■ **Material to process**:
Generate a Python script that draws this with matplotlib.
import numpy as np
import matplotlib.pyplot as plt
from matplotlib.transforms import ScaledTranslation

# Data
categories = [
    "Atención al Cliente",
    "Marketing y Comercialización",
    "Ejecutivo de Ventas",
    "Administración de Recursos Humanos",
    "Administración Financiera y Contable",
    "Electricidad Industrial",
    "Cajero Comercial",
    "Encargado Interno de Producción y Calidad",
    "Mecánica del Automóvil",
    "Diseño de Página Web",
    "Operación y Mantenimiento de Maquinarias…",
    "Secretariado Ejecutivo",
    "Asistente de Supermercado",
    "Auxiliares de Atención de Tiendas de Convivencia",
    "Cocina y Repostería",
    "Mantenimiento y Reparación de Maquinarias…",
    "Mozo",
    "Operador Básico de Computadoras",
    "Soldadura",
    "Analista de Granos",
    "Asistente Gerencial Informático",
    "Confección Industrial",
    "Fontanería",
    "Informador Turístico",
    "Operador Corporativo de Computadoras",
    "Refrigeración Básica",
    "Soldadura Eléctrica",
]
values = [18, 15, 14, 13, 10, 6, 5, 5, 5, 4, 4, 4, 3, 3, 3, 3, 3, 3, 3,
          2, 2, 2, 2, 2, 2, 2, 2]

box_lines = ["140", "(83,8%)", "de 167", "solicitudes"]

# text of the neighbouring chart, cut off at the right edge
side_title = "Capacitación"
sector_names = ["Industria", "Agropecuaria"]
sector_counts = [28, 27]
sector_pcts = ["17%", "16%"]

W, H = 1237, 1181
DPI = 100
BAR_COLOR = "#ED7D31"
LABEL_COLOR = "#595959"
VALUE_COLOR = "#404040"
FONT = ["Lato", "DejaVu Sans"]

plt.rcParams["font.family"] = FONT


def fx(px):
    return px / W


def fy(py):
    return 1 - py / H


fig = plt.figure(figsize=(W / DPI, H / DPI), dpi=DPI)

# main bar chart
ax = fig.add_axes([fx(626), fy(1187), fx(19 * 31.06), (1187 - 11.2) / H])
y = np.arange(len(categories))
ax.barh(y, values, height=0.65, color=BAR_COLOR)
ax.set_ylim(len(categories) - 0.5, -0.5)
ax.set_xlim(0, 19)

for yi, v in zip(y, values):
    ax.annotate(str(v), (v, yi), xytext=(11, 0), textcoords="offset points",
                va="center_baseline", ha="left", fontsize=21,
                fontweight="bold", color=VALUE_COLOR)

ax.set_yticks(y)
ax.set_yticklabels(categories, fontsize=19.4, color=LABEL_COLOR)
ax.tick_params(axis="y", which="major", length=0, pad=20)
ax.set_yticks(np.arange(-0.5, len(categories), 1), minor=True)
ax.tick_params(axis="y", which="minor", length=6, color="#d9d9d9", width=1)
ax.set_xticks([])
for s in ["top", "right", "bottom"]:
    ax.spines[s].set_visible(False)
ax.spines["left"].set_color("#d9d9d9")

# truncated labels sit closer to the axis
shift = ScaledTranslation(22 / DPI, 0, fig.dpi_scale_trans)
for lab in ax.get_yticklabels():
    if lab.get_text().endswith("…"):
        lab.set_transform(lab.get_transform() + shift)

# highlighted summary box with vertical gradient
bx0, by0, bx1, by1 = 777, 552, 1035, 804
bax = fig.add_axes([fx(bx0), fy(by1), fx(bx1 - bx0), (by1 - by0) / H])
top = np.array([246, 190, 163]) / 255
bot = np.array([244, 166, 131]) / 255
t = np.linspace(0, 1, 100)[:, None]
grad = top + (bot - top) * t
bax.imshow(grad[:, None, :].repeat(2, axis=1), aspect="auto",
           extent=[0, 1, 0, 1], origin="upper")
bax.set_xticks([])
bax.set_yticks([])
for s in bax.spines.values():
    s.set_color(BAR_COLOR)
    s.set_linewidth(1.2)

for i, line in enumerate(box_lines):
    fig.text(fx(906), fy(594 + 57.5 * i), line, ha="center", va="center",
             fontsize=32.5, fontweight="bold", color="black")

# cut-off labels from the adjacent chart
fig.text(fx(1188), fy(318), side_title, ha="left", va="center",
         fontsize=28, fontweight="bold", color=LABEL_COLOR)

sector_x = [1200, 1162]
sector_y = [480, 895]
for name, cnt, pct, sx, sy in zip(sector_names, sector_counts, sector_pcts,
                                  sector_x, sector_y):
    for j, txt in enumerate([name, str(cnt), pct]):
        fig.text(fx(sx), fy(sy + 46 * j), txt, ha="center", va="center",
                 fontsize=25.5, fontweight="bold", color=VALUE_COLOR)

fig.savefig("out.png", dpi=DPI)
* * *
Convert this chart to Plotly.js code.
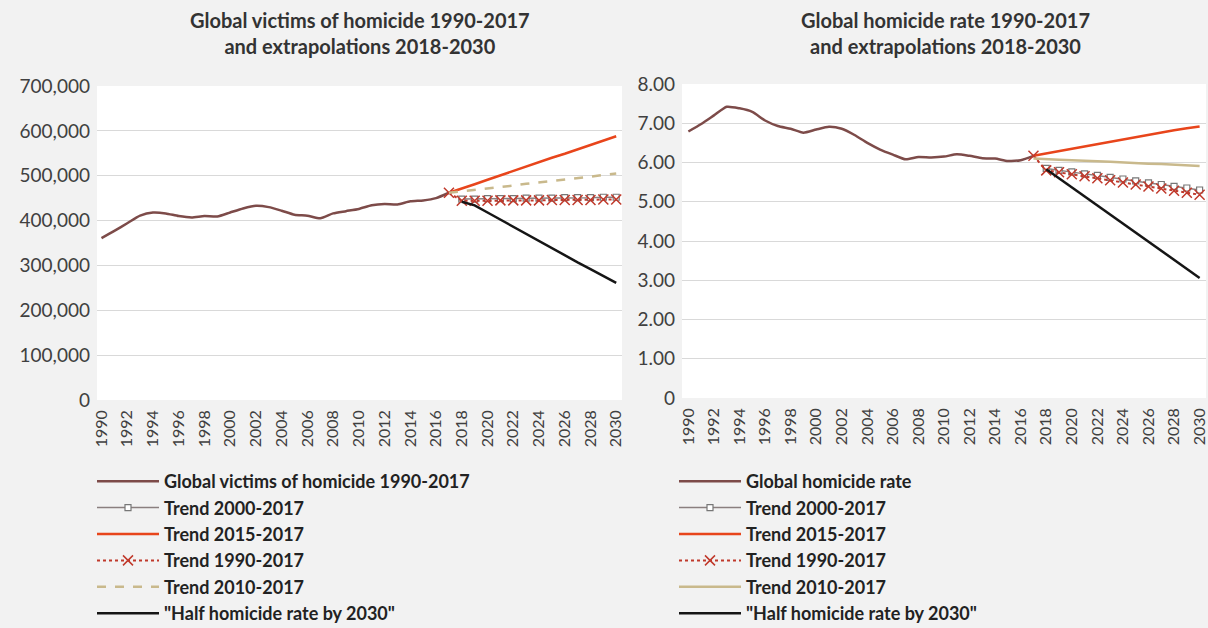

■ **Exercise**: Write out each line exactly as it appears, from the line with "Generate a Python" up to and including the line with "from matplotlib.transforms import".

■ **Completed exercise**:
Generate a Python script that draws this with matplotlib.
import numpy as np
import matplotlib.pyplot as plt
from matplotlib.transforms import ScaledTranslation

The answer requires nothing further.